CS 106 Winter 2017

Lab 08: Text Processing


Question 1 Word Play

In this exercise, you will practice processing text by solving more word puzzles like the ones demonstrated in class. These puzzles involve iterating over an array containing all the words in some long list, finding the ones that pass some sort of criterion or test. You will be given a sketch that has a user interface for displaying the solutions to these puzzles; your job is to write the tests themselves.

  1. Download the starter code and unzip it. Open the WordPlay sketch. You will see that the sketch is divided into two tabs. The WordPlay tab sets up the sketch, loads in the word list, and builds the user interface. You do not need to change anything in that tab, apart from adding your name and student ID to the top. Everything else you do will happen in the Puzzles tab.

  2. There are six puzzles to solve. They are solved by calling the functions getWords_0() ... getWords_5(). Each function must return an array of Strings containing all the words that solve the puzzle. (You do not need to call these six functions yourself—they are called for you by the code in the WordPlay tab.) You will find that getWords_0() is solved for you as an example. You must add code to the other five functions to solve those puzzles (look for comments marked TODO.

  3. In getWords_1(), write code to find all words that start with "und" and end with "und". Example: "underground".

  4. In getWords_2(), write code to find all words that contain three double letters in a row. Example: "bookkeeper", which contains "oo", "kk" and "ee", with nothing else in between. (Obviously, these words must all have at least six letters!) For this puzzle, you'll have to write an inner for loop that iterates over the letters in each word, extracting individual characters using the String class's charAt() method. Note that you can use plain == on two char values to determine whether they're equal.

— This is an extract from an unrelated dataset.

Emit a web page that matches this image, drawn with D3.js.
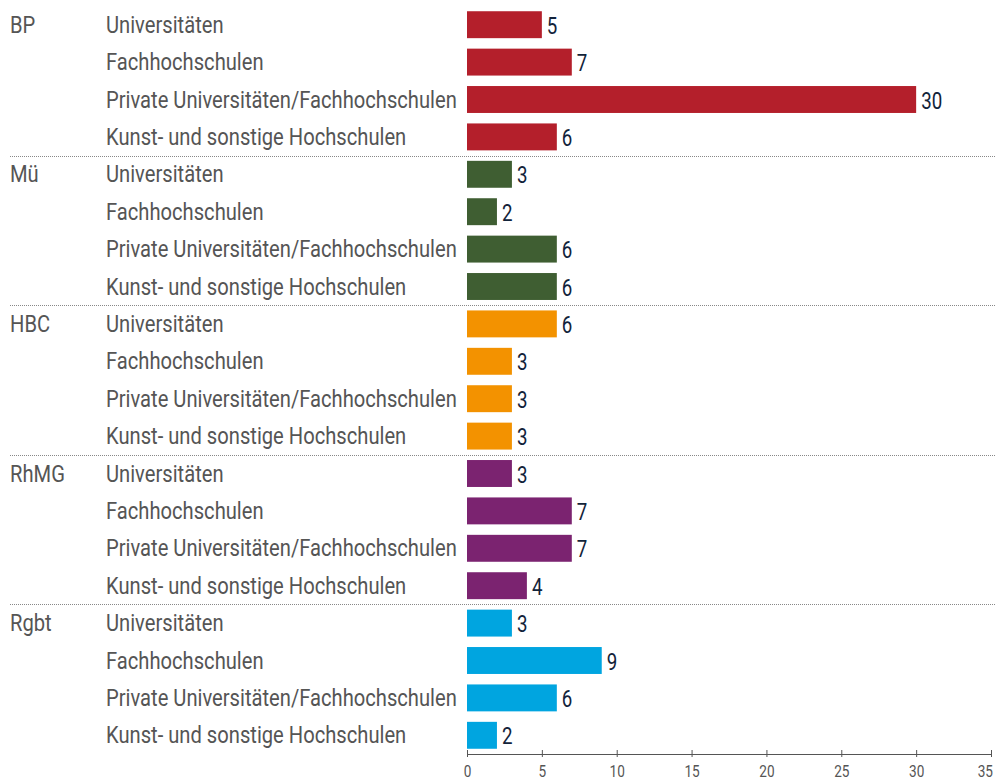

  5. In getWords_3(), write code to find all words of six or more letters in which the letters are in strict alphabetical order within the word, with no repeats. Example: "almost", because "a" comes before "l", "l" comes before "m", and so on. As above, you'll need an inner loop, here comparing each letter to the next one in the word. Note that you can use < and > on two char values to determine whether one comes before or after the other in the alphabet.

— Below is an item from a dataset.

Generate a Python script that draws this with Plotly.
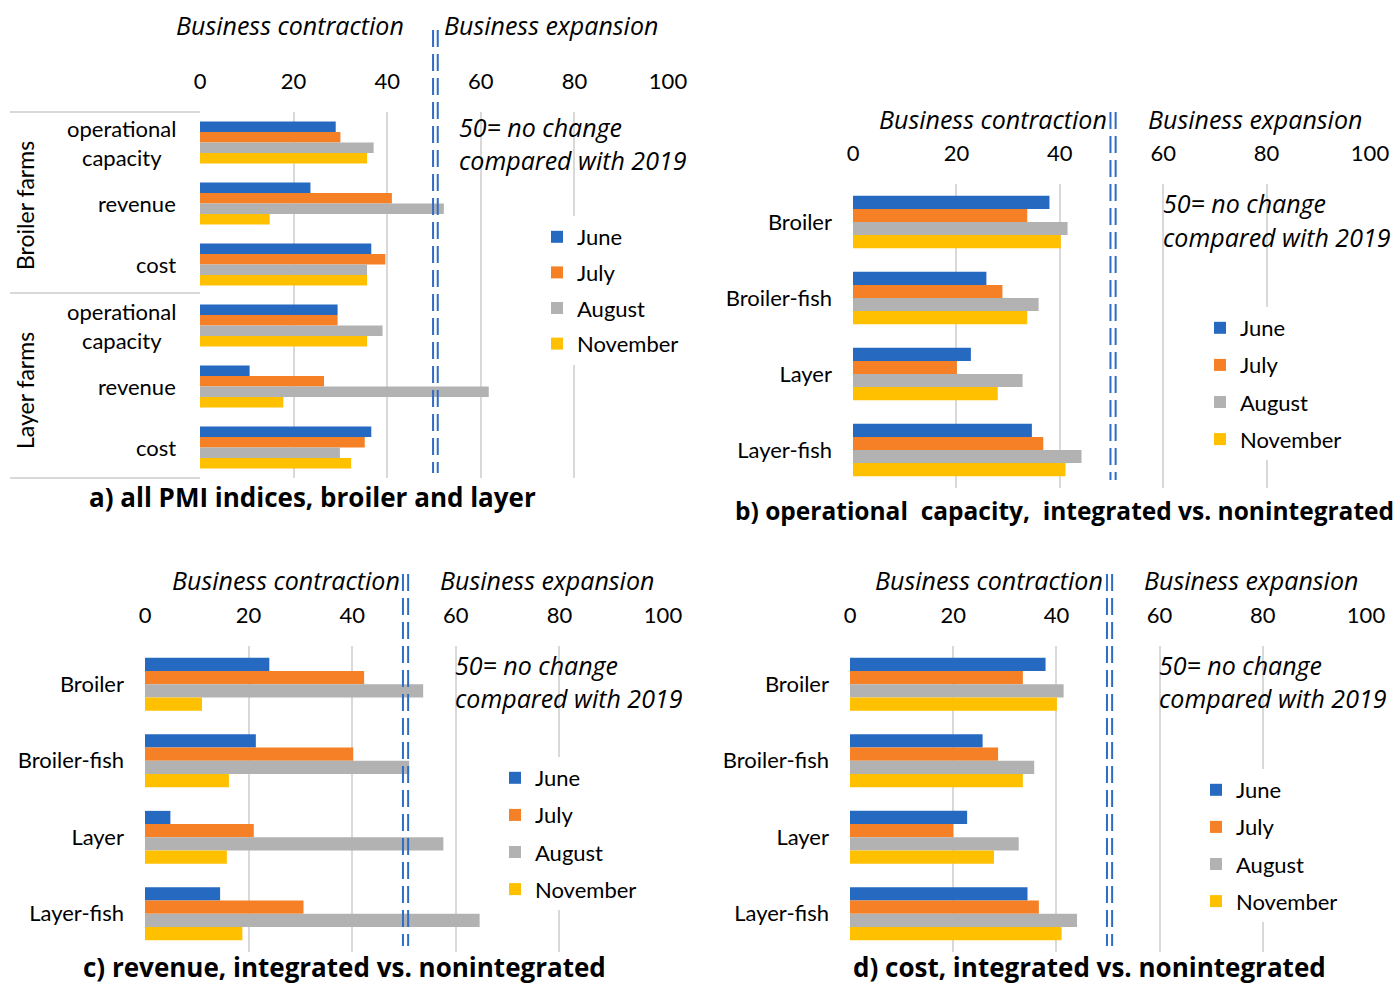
import plotly.graph_objects as go

# ---------------- data ----------------
MONTHS = ["June", "July", "August", "November"]
COLORS = ["#2669C1", "#F58025", "#B2B2B2", "#FFC000"]
TICKS = [0, 20, 40, 60, 80, 100]

# panel a: all PMI indices for broiler and layer farms
GROUPS_A = ["Broiler farms", "Broiler farms", "Broiler farms",
            "Layer farms", "Layer farms", "Layer farms"]
INDICES_A = ["operational<br>capacity", "revenue", "cost",
             "operational<br>capacity", "revenue", "cost"]
A_JUNE = [29.0, 23.6, 36.6, 29.4, 10.6, 36.6]
A_JULY = [30.0, 41.0, 39.6, 29.4, 26.5, 35.2]
A_AUGUST = [37.1, 52.1, 35.7, 39.0, 61.7, 29.9]
A_NOVEMBER = [35.7, 14.9, 35.7, 35.7, 17.8, 32.3]

# panels b-d: integrated vs. nonintegrated farm types
FARM_TYPES = ["Broiler", "Broiler-fish", "Layer", "Layer-fish"]

B_JUNE = [38.0, 25.8, 22.8, 34.6]
B_JULY = [33.7, 28.9, 20.1, 36.8]
B_AUGUST = [41.5, 35.9, 32.8, 44.2]
B_NOVEMBER = [40.2, 33.7, 28.0, 41.1]

C_JUNE = [24.0, 21.4, 4.9, 14.5]
C_JULY = [42.3, 40.2, 21.0, 30.6]
C_AUGUST = [53.7, 51.0, 57.6, 64.6]
C_NOVEMBER = [11.0, 16.2, 15.8, 18.8]

D_JUNE = [37.9, 25.7, 22.7, 34.4]
D_JULY = [33.5, 28.7, 20.0, 36.6]
D_AUGUST = [41.4, 35.7, 32.7, 44.0]
D_NOVEMBER = [40.1, 33.5, 27.9, 41.0]

TITLES = ["a) all PMI indices, broiler and layer",
          "b) operational  capacity,  integrated vs. nonintegrated",
          "c) revenue, integrated vs. nonintegrated",
          "d) cost, integrated vs. nonintegrated"]
NOTE_LINES = ["50= no change", "compared with 2019"]
SIDE_LABELS = ["Business contraction", "Business expansion"]
DIVIDER_X = [49.8, 50.8]   # the double dashed "no change" marker near 50

W, H = 1394, 985
FONT = "Lato"
WIDE_FONT = "Open Sans"
GRID = "#D9D9D9"
DIV_COLOR = "#2F6CC6"


def px(x):
    return x / W


def py(y):
    return 1 - y / H


cat_a = [g + "|" + i for g, i in zip(GROUPS_A, INDICES_A)]

panels = [
    dict(cats=cat_a, vals=[A_JUNE, A_JULY, A_AUGUST, A_NOVEMBER],
         xdom=(200, 668), ydom=(112, 478), ticklabels=False),
    dict(cats=FARM_TYPES, vals=[B_JUNE, B_JULY, B_AUGUST, B_NOVEMBER],
         xdom=(853, 1370), ydom=(184, 488), ticklabels=True),
    dict(cats=FARM_TYPES, vals=[C_JUNE, C_JULY, C_AUGUST, C_NOVEMBER],
         xdom=(145, 663), ydom=(646, 952), ticklabels=True),
    dict(cats=FARM_TYPES, vals=[D_JUNE, D_JULY, D_AUGUST, D_NOVEMBER],
         xdom=(850, 1366), ydom=(646, 952), ticklabels=True),
]

# legend placement (left, top, gap between entries) in pixels
LEGEND_POS = [(537, 216, 4), (1200, 307, 5.5), (495, 757, 5.5), (1196, 769, 5.5)]
# side-label centres: (contraction x, expansion x, y)
SIDE_POS = [(290, 551, 25), (993, 1255, 119), (286, 547, 580), (989, 1251, 580)]
# note position: (left x, first line y, second line y)
NOTE_POS = [(457, 127, 160), (1161, 203, 237), (453, 665, 698), (1157, 665, 698)]
# title centre and size
TITLE_POS = [(312, 497, 26), (1064, 510, 24.5), (344, 967, 26), (1089, 967, 26)]
DIV_SPAN = [(30, 473), (112, 480), (574, 946), (574, 946)]

fig = go.Figure()
annotations = []
shapes = []
layout_axes = {}

for k, p in enumerate(panels):
    n = "" if k == 0 else str(k + 1)
    legend_name = "legend" + n
    for m, month in enumerate(MONTHS):
        fig.add_trace(go.Bar(
            y=p["cats"], x=p["vals"][m], orientation="h", name=month,
            marker=dict(color=COLORS[m], line=dict(width=0)),
            xaxis="x" + n, yaxis="y" + n,
            legend=legend_name, legendgroup=f"{k}-{month}",
            showlegend=True,
        ))

    layout_axes["xaxis" + n] = dict(
        domain=[px(p["xdom"][0]), px(p["xdom"][1])],
        anchor="y" + n, side="top", range=[0, 100],
        tickmode="array", tickvals=TICKS, ticktext=[str(t) for t in TICKS],
        showgrid=True, gridcolor=GRID, gridwidth=2,
        zeroline=False, showline=False, ticks="", automargin=False,
        ticklabelstandoff=18, tickfont=dict(size=22, family=FONT),
        fixedrange=True,
    )
    layout_axes["yaxis" + n] = dict(
        domain=[py(p["ydom"][1]), py(p["ydom"][0])],
        anchor="x" + n, type="category", autorange="reversed",
        showgrid=False, zeroline=False, showline=False, ticks="",
        automargin=False,
        showticklabels=p["ticklabels"], ticklabelstandoff=20,
        tickfont=dict(size=22, family=FONT), fixedrange=True,
    )

    lx, ly, gap = LEGEND_POS[k]
    layout_axes[legend_name] = dict(
        x=px(lx), y=py(ly), xanchor="left", yanchor="top",
        bgcolor="white", borderwidth=0, tracegroupgap=gap,
        font=dict(size=22, family=FONT), traceorder="grouped",
    )

    cx, ex, sy = SIDE_POS[k]
    for text, xx in zip(SIDE_LABELS, (cx, ex)):
        annotations.append(dict(
            text=f"<i>{text}</i>", x=px(xx), y=py(sy), xref="paper", yref="paper",
            xanchor="center", yanchor="middle", showarrow=False,
            font=dict(size=25, family=WIDE_FONT)))

    nx, n1, n2 = NOTE_POS[k]
    for text, yy in zip(NOTE_LINES, (n1, n2)):
        annotations.append(dict(
            text=f"<i>{text}</i>", x=px(nx), y=py(yy), xref="paper", yref="paper",
            xanchor="left", yanchor="middle", showarrow=False,
            font=dict(size=25, family=WIDE_FONT)))

    tx, ty, ts = TITLE_POS[k]
    annotations.append(dict(
        text=f"<b>{TITLES[k]}</b>", x=px(tx), y=py(ty), xref="paper", yref="paper",
        xanchor="center", yanchor="middle", showarrow=False,
        font=dict(size=ts, family=WIDE_FONT)))

    d0, d1 = DIV_SPAN[k]
    for dx in DIVIDER_X:
        shapes.append(dict(
            type="line", xref="x" + n, yref="paper", x0=dx, x1=dx,
            y0=py(d0), y1=py(d1), layer="above",
            line=dict(color=DIV_COLOR, width=2, dash="17px,7px")))

# panel a: index labels (centred multi-line block, right aligned to the axis)
for cat, label in zip(cat_a, INDICES_A):
    annotations.append(dict(
        text=label, x=px(178), y=cat, xref="paper", yref="y",
        xanchor="right", yanchor="middle", align="center", showarrow=False,
        font=dict(size=22, family=FONT)))

# panel a: farm group labels and table-style separators
for text, yy in (("Broiler farms", 206), ("Layer farms", 391)):
    annotations.append(dict(
        text=text, x=px(25), y=py(yy), xref="paper", yref="paper",
        xanchor="center", yanchor="middle", textangle=-90, showarrow=False,
        font=dict(size=23, family=FONT)))
for yy in (112, 293, 478):
    shapes.append(dict(type="line", xref="paper", yref="paper",
                       x0=px(10), x1=px(200), y0=py(yy), y1=py(yy),
                       line=dict(color=GRID, width=2), layer="below"))

fig.update_layout(
    width=W, height=H, autosize=False,
    margin=dict(l=0, r=0, t=0, b=0, autoexpand=False),
    paper_bgcolor="white", plot_bgcolor="white",
    barmode="group", bargap=0.31, bargroupgap=0,
    font=dict(family=FONT, size=22, color="black"),
    annotations=annotations, shapes=shapes,
    **layout_axes,
)

fig.write_html("out.html")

  6. In getWords_4(), write code to find all words of 14 or more letters in which no single letter occurs more than once anywhere in the word. So, for example, "undiscoverable" doesn't count because it contains two "e"s, but "undiscoverably" words.

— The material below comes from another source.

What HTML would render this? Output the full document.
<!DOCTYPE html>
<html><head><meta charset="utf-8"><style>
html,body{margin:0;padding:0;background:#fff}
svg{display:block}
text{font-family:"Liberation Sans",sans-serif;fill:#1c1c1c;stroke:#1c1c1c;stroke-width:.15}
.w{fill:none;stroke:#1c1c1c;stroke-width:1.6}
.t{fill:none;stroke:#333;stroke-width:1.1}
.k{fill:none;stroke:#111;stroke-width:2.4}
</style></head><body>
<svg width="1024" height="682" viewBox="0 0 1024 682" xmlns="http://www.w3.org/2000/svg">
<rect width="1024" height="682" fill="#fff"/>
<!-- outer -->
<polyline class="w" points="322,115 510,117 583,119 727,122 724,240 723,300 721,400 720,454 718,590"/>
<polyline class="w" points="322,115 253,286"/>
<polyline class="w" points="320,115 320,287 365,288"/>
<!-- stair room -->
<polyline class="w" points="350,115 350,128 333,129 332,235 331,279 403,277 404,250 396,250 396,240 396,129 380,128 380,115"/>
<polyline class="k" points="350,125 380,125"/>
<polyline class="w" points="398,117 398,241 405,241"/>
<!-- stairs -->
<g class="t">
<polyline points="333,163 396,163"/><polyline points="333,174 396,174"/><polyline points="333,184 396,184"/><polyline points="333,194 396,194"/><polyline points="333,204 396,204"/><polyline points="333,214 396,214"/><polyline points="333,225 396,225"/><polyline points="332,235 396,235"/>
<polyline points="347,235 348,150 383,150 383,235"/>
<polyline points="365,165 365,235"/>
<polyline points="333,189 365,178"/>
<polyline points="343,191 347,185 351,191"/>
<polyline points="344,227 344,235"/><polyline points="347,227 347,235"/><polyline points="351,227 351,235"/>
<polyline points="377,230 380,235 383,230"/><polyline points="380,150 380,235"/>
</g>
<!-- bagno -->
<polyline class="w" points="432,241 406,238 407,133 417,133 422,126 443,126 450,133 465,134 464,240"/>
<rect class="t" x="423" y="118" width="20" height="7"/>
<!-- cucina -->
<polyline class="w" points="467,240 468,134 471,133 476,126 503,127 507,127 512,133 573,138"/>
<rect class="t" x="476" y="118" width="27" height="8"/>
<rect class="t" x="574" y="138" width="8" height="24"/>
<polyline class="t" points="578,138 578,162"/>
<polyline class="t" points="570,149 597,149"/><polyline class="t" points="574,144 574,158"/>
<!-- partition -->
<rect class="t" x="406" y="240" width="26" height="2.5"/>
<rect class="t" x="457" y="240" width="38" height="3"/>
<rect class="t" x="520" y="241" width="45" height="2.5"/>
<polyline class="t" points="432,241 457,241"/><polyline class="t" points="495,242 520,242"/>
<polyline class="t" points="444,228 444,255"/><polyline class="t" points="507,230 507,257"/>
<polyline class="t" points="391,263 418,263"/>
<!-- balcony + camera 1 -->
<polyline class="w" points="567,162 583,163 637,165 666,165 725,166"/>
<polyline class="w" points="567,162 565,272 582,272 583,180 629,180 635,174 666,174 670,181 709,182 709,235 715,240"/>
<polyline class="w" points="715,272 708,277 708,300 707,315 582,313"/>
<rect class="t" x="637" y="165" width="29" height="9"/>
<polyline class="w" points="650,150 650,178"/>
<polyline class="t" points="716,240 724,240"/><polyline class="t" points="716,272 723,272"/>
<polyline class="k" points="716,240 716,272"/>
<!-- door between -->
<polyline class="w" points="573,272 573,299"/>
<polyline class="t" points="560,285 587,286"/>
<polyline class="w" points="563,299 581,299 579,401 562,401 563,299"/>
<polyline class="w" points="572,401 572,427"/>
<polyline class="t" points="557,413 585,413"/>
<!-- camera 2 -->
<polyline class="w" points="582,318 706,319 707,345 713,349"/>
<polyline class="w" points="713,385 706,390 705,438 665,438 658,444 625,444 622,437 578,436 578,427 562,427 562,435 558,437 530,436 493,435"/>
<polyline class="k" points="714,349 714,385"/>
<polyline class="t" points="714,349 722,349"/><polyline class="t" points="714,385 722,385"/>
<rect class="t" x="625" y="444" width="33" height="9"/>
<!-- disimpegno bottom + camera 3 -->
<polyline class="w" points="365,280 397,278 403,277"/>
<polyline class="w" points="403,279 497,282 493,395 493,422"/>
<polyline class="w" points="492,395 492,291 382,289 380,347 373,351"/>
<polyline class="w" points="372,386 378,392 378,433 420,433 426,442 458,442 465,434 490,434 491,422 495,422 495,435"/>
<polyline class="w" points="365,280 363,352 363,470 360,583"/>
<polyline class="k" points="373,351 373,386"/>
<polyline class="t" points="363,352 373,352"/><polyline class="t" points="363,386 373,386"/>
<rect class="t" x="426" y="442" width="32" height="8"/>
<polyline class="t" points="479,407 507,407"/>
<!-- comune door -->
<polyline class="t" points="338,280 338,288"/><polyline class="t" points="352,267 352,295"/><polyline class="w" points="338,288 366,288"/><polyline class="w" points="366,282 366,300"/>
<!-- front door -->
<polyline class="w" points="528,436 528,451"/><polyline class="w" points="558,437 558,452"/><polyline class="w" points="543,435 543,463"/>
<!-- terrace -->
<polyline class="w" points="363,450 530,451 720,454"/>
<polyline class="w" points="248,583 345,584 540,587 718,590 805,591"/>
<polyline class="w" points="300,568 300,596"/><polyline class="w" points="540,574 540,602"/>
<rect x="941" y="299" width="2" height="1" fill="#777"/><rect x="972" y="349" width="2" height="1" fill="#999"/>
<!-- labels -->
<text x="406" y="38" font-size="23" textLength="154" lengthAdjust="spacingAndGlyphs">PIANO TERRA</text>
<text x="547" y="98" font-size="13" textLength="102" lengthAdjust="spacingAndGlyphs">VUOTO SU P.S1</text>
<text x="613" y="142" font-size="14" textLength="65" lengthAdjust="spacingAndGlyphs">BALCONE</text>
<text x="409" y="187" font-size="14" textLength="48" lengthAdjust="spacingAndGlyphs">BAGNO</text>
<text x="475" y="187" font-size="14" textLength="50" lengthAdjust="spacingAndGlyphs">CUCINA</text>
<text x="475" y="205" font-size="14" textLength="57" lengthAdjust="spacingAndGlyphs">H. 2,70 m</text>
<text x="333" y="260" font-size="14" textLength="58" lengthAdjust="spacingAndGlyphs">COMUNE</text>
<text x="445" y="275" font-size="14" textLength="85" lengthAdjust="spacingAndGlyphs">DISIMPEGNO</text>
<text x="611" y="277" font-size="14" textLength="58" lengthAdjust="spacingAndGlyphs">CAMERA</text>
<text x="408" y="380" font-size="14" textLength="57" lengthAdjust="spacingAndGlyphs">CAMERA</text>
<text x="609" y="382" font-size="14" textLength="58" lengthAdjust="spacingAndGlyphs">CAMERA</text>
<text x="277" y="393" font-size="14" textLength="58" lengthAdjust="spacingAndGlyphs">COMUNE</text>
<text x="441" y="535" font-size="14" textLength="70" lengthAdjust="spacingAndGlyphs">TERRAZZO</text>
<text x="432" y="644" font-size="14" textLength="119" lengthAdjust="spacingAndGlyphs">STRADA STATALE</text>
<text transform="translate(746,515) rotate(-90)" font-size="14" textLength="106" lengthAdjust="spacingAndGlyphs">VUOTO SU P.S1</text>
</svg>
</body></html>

    There are a couple of different ways to solve this puzzle. The easiest is to first write a helper function that counts the number of times a given letter occurs in a word. That might start like this:

    int getCount( String word, char letter )
    {
      // Count how many times letter occurs in word
    }

    Now, in getWords_4(), first check that the current word has at least 14 letters. If so, check how many times each letter of the alphabet occurs in the word, by calling getCount(). If any letter returns a count of two or more, this word is invalid and should not be appended to the output array.

  7. In getWords_5(), write code to find all words in which the vowels "a", "e", "i", "o", "u" and "y" appear in the word in that order, with no other vowels. Example: "facetiously". The easiest way to solve this puzzle is with a regular expression. The good news is that the regular expression is provided for you. All you need to do is use it correctly. Use the built-in match() function with the current word and the regular expression. If match() returns a non-null value, then the pattern was found and the word is one of the solutions to the puzzle.

In case it's not obvious, your code must actually find the words that solve the puzzle. That is, you're not allowed to determine the solution words by some other means and return them explicitly in an array. Looked at another way, if we changed the file words.txt, your code would proceed to find new sets of solutions relative to the words in that new file.

Save your work in a sketch titled WordPlay.

Submission

When you are ready to submit, please follow these steps.

  1. If necessary, review the Code Style Guide and use Processing's built-in auto format tool. You do not need to use the precise coding style outlined in the guide, but whatever style you use, your code must be clear, concise, consistent, and commented.

  2. If necessary, review the How To Submit document for a reminder on how to submit to LEARN.

  3. Make sure to include a comment at the top of all source files containing your name and student ID number.

  4. Create a zip file called L08.zip containing the entire L08 folder and all its subfolders.

  5. Upload L08.zip to LEARN. Remember that you can (and should!) submit as many times as you like. That way, if there's a catastrophe, you and the course staff will still have access to a recent version of your code.

  6. If LEARN isn't working, and only if LEARN isn't working, please email your ZIP file to the course account (see the course home page for the address). In this case, you must mail your ZIP file before the deadline. Please use this only for emergencies, not "just in case". Submissions received after the deadline may receive feedback, but their marks will not count.